A new opportunity to leave the Soviet Union arose some fifteen years later, in the form of another Slavic scholar, this time from the Netherlands. He was an expert on Velimir Khlebnikov and invited Nikolai Khardzhiev to Amsterdam. This time Khardzhiev imposed conditions: he asked for permanent residence and the possibility of exporting his entire collection. In the process, he promised that after his death he’d leave the paintings to Amsterdam museums and his rich literary archive to the Slavic Department at Amsterdam University. In September 1993, Kristina Gmurzynska, proprietor of a high-end art gallery in Cologne, Mathias Rostorfer, the director of the gallery, and the
scholar all arrived in Moscow. Nikolai Khardzhiev signed a contract. The contract stipulated that Gmurzynska would take six paintings of which she’d sell two and place the other four in storage, and Khardzhiev would be given two and a half million dollars upon his arrival in Amsterdam. Khardzhiev and his wife Lidia Chaga arrived in Amsterdam in November 1993.

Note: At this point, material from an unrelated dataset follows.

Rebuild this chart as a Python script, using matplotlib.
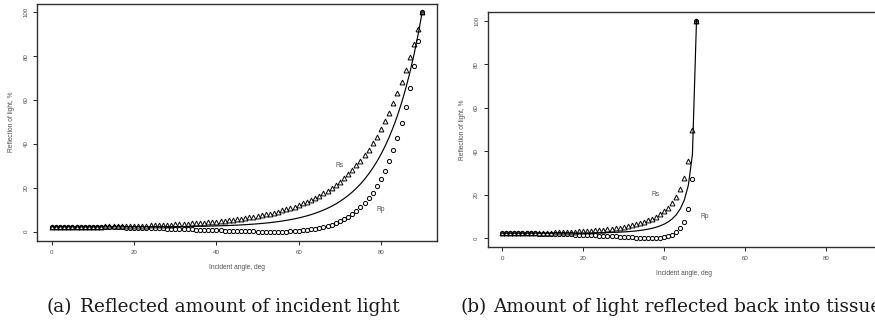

Three months later at Sheremetyevo, the Moscow airport, an Israeli citizen, Dmitry Jakobson, was detained and his large number of suspiciously bulky bags were inspected. In his luggage they found Velimir Khlebnikov’s manuscripts, Kazimir Malevich’s letters, Osip Mandelstam’s and Anna Akhmatova’s papers, and precious documents pertaining to Russian Futurism. Jakobson was released, the documents were confiscated. Among them was also the Galerie Gmurzynska contract. And meanwhile, as this international scandal was exploding, the remaining paintings and the archive—which Kristina Gmurzynska had already brought out—arrived in Amsterdam where they were stowed away in a safe. Khardzhiev and Chaga later claimed that many items were missing, and for this they blamed the scholar, who, they said, had access to the safe.